_Records for the exercise_
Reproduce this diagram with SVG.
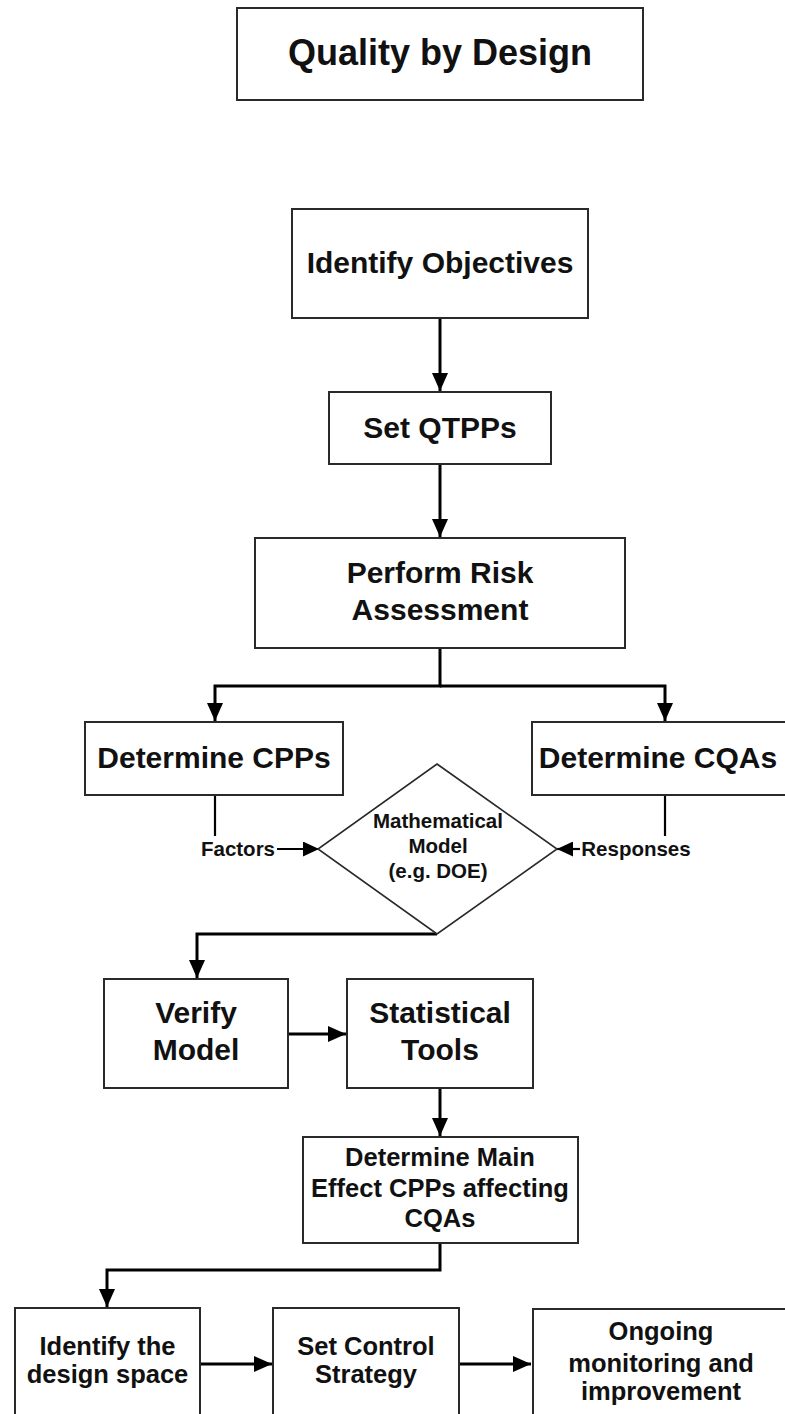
<svg xmlns="http://www.w3.org/2000/svg" width="785" height="1414" viewBox="0 0 785 1414">
<style>
.box{fill:#fff;stroke:#2a2a2a;stroke-width:2}
.dia{fill:#fff;stroke:#2a2a2a;stroke-width:1.6}
.t{font-family:"Liberation Sans",Arial,sans-serif;font-weight:bold;fill:#111;text-anchor:middle}
.t36{font-size:36px}
.t30{font-size:30px}
.t25{font-size:25.5px}
.t20{font-size:20.5px}
.c{fill:none;stroke:#000;stroke-width:3}
.cs{fill:none;stroke:#000;stroke-width:2.2}
</style>
<defs>
<marker id="arr" viewBox="0 0 18 16" refX="18" refY="8" markerWidth="18" markerHeight="16" markerUnits="userSpaceOnUse" orient="auto">
<path d="M0,0 L18,8 L0,16 z" fill="#000"/>
</marker>
<marker id="arrs" viewBox="0 0 16 15" refX="16" refY="7.5" markerWidth="16" markerHeight="15" markerUnits="userSpaceOnUse" orient="auto">
<path d="M0,0 L16,7.5 L0,15 z" fill="#000"/>
</marker>
</defs>
<rect width="785" height="1414" fill="#fff"/>

<g id="connectors">
<path class="c" d="M440,318 V391" marker-end="url(#arr)"/>
<path class="c" d="M440,464 V537" marker-end="url(#arr)"/>
<path class="c" d="M440,648 V686 H215 V721" marker-end="url(#arr)"/>
<path class="c" d="M440,686 H665 V721" marker-end="url(#arr)"/>
<path class="cs" d="M215,795 V836"/>
<path class="cs" d="M277,849 H319" marker-end="url(#arrs)"/>
<path class="cs" d="M665,795 V836"/>
<path class="cs" d="M580,849 H557" marker-end="url(#arrs)"/>
<path class="c" d="M437,934 H197 V978" marker-end="url(#arr)"/>
<path class="c" d="M288,1034 H346" marker-end="url(#arr)"/>
<path class="c" d="M440,1088 V1136" marker-end="url(#arr)"/>
<path class="c" d="M440,1243 V1270 H107 V1307" marker-end="url(#arr)"/>
<path class="c" d="M200,1364 H272" marker-end="url(#arr)"/>
<path class="c" d="M459,1364 H531" marker-end="url(#arr)"/>
</g>

<g id="title">
<rect class="box" x="237" y="8" width="406" height="92"/>
<text class="t t36" x="440" y="65">Quality by Design</text>
</g>

<g id="identify-objectives">
<rect class="box" x="292" y="209" width="296" height="109"/>
<text class="t t30" x="440" y="273">Identify Objectives</text>
</g>

<g id="set-qtpps">
<rect class="box" x="329" y="392" width="222" height="72"/>
<text class="t t30" x="440" y="438">Set QTPPs</text>
</g>

<g id="risk-assessment">
<rect class="box" x="255" y="538" width="370" height="110"/>
<text class="t t30" x="440" y="583">Perform Risk</text>
<text class="t t30" x="440" y="620">Assessment</text>
</g>

<g id="determine-cpps">
<rect class="box" x="85" y="722" width="258" height="73"/>
<text class="t t30" x="214" y="768">Determine CPPs</text>
</g>

<g id="determine-cqas">
<rect class="box" x="532" y="722" width="260" height="73"/>
<text class="t t30" x="658" y="768">Determine CQAs</text>
</g>

<g id="factors-label">
<text class="t t20" x="238" y="856">Factors</text>
</g>

<g id="responses-label">
<text class="t t20" x="636" y="856">Responses</text>
</g>

<g id="math-model">
<polygon class="dia" points="437,764 557,849 437,934 318,849"/>
<text class="t t20" x="438" y="828">Mathematical</text>
<text class="t t20" x="438" y="853">Model</text>
<text class="t t20" x="438" y="878">(e.g. DOE)</text>
</g>

<g id="verify-model">
<rect class="box" x="104" y="979" width="184" height="109"/>
<text class="t t30" x="196" y="1023">Verify</text>
<text class="t t30" x="196" y="1060">Model</text>
</g>

<g id="statistical-tools">
<rect class="box" x="347" y="979" width="186" height="109"/>
<text class="t t30" x="440" y="1023">Statistical</text>
<text class="t t30" x="440" y="1060">Tools</text>
</g>

<g id="main-effect">
<rect class="box" x="303" y="1137" width="275" height="106"/>
<text class="t t25" x="440" y="1166">Determine Main</text>
<text class="t t25" x="440" y="1197">Effect CPPs affecting</text>
<text class="t t25" x="440" y="1227">CQAs</text>
</g>

<g id="design-space">
<rect class="box" x="15" y="1308" width="185" height="120"/>
<text class="t t25" x="107.5" y="1355">Identify the</text>
<text class="t t25" x="107.5" y="1383">design space</text>
</g>

<g id="control-strategy">
<rect class="box" x="273" y="1308" width="186" height="120"/>
<text class="t t25" x="366" y="1355">Set Control</text>
<text class="t t25" x="366" y="1383">Strategy</text>
</g>

<g id="ongoing">
<rect class="box" x="533" y="1309" width="258" height="120"/>
<text class="t t25" x="661" y="1340">Ongoing</text>
<text class="t t25" x="661" y="1372">monitoring and</text>
<text class="t t25" x="661" y="1400">improvement</text>
</g>
</svg>
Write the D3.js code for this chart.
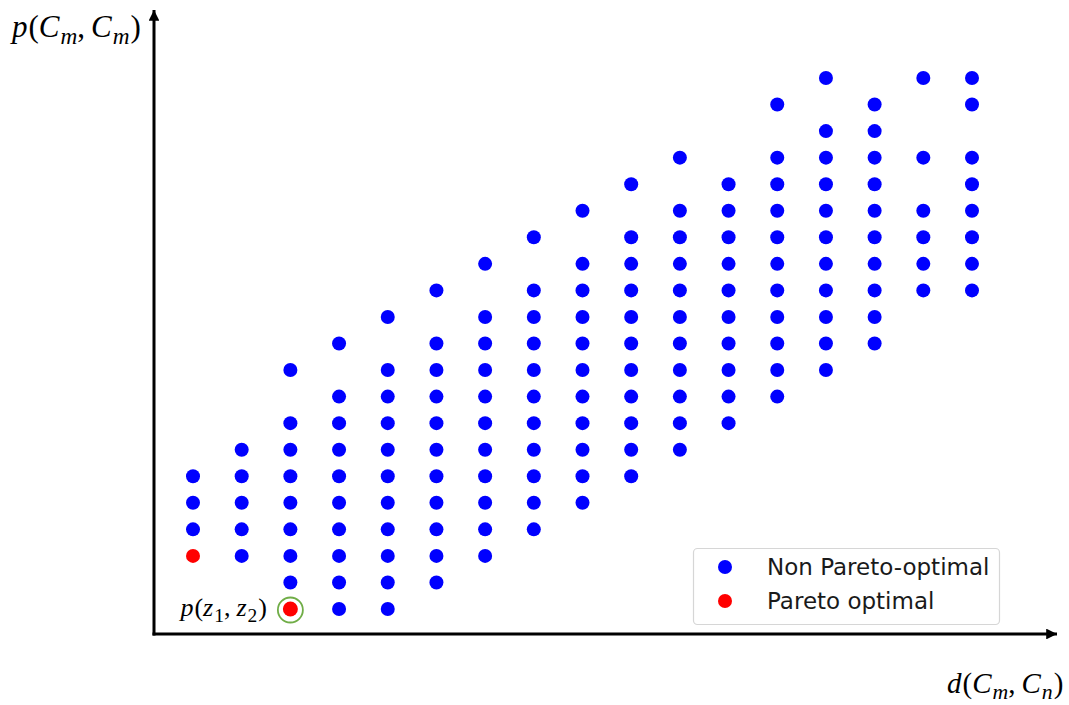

_Description of the task_
Reproduce the material above in full, exactly, with no images.

_Answer to the task_
Reproduce this diagram with SVG.
<svg xmlns="http://www.w3.org/2000/svg" width="785" height="1414" viewBox="0 0 785 1414">
<style>
.box{fill:#fff;stroke:#2a2a2a;stroke-width:2}
.dia{fill:#fff;stroke:#2a2a2a;stroke-width:1.6}
.t{font-family:"Liberation Sans",Arial,sans-serif;font-weight:bold;fill:#111;text-anchor:middle}
.t36{font-size:36px}
.t30{font-size:30px}
.t25{font-size:25.5px}
.t20{font-size:20.5px}
.c{fill:none;stroke:#000;stroke-width:3}
.cs{fill:none;stroke:#000;stroke-width:2.2}
</style>
<defs>
<marker id="arr" viewBox="0 0 18 16" refX="18" refY="8" markerWidth="18" markerHeight="16" markerUnits="userSpaceOnUse" orient="auto">
<path d="M0,0 L18,8 L0,16 z" fill="#000"/>
</marker>
<marker id="arrs" viewBox="0 0 16 15" refX="16" refY="7.5" markerWidth="16" markerHeight="15" markerUnits="userSpaceOnUse" orient="auto">
<path d="M0,0 L16,7.5 L0,15 z" fill="#000"/>
</marker>
</defs>
<rect width="785" height="1414" fill="#fff"/>

<g id="connectors">
<path class="c" d="M440,318 V391" marker-end="url(#arr)"/>
<path class="c" d="M440,464 V537" marker-end="url(#arr)"/>
<path class="c" d="M440,648 V686 H215 V721" marker-end="url(#arr)"/>
<path class="c" d="M440,686 H665 V721" marker-end="url(#arr)"/>
<path class="cs" d="M215,795 V836"/>
<path class="cs" d="M277,849 H319" marker-end="url(#arrs)"/>
<path class="cs" d="M665,795 V836"/>
<path class="cs" d="M580,849 H557" marker-end="url(#arrs)"/>
<path class="c" d="M437,934 H197 V978" marker-end="url(#arr)"/>
<path class="c" d="M288,1034 H346" marker-end="url(#arr)"/>
<path class="c" d="M440,1088 V1136" marker-end="url(#arr)"/>
<path class="c" d="M440,1243 V1270 H107 V1307" marker-end="url(#arr)"/>
<path class="c" d="M200,1364 H272" marker-end="url(#arr)"/>
<path class="c" d="M459,1364 H531" marker-end="url(#arr)"/>
</g>

<g id="title">
<rect class="box" x="237" y="8" width="406" height="92"/>
<text class="t t36" x="440" y="65">Quality by Design</text>
</g>

<g id="identify-objectives">
<rect class="box" x="292" y="209" width="296" height="109"/>
<text class="t t30" x="440" y="273">Identify Objectives</text>
</g>

<g id="set-qtpps">
<rect class="box" x="329" y="392" width="222" height="72"/>
<text class="t t30" x="440" y="438">Set QTPPs</text>
</g>

<g id="risk-assessment">
<rect class="box" x="255" y="538" width="370" height="110"/>
<text class="t t30" x="440" y="583">Perform Risk</text>
<text class="t t30" x="440" y="620">Assessment</text>
</g>

<g id="determine-cpps">
<rect class="box" x="85" y="722" width="258" height="73"/>
<text class="t t30" x="214" y="768">Determine CPPs</text>
</g>

<g id="determine-cqas">
<rect class="box" x="532" y="722" width="260" height="73"/>
<text class="t t30" x="658" y="768">Determine CQAs</text>
</g>

<g id="factors-label">
<text class="t t20" x="238" y="856">Factors</text>
</g>

<g id="responses-label">
<text class="t t20" x="636" y="856">Responses</text>
</g>

<g id="math-model">
<polygon class="dia" points="437,764 557,849 437,934 318,849"/>
<text class="t t20" x="438" y="828">Mathematical</text>
<text class="t t20" x="438" y="853">Model</text>
<text class="t t20" x="438" y="878">(e.g. DOE)</text>
</g>

<g id="verify-model">
<rect class="box" x="104" y="979" width="184" height="109"/>
<text class="t t30" x="196" y="1023">Verify</text>
<text class="t t30" x="196" y="1060">Model</text>
</g>

<g id="statistical-tools">
<rect class="box" x="347" y="979" width="186" height="109"/>
<text class="t t30" x="440" y="1023">Statistical</text>
<text class="t t30" x="440" y="1060">Tools</text>
</g>

<g id="main-effect">
<rect class="box" x="303" y="1137" width="275" height="106"/>
<text class="t t25" x="440" y="1166">Determine Main</text>
<text class="t t25" x="440" y="1197">Effect CPPs affecting</text>
<text class="t t25" x="440" y="1227">CQAs</text>
</g>

<g id="design-space">
<rect class="box" x="15" y="1308" width="185" height="120"/>
<text class="t t25" x="107.5" y="1355">Identify the</text>
<text class="t t25" x="107.5" y="1383">design space</text>
</g>

<g id="control-strategy">
<rect class="box" x="273" y="1308" width="186" height="120"/>
<text class="t t25" x="366" y="1355">Set Control</text>
<text class="t t25" x="366" y="1383">Strategy</text>
</g>

<g id="ongoing">
<rect class="box" x="533" y="1309" width="258" height="120"/>
<text class="t t25" x="661" y="1340">Ongoing</text>
<text class="t t25" x="661" y="1372">monitoring and</text>
<text class="t t25" x="661" y="1400">improvement</text>
</g>
</svg>
Write the D3.js code for this chart.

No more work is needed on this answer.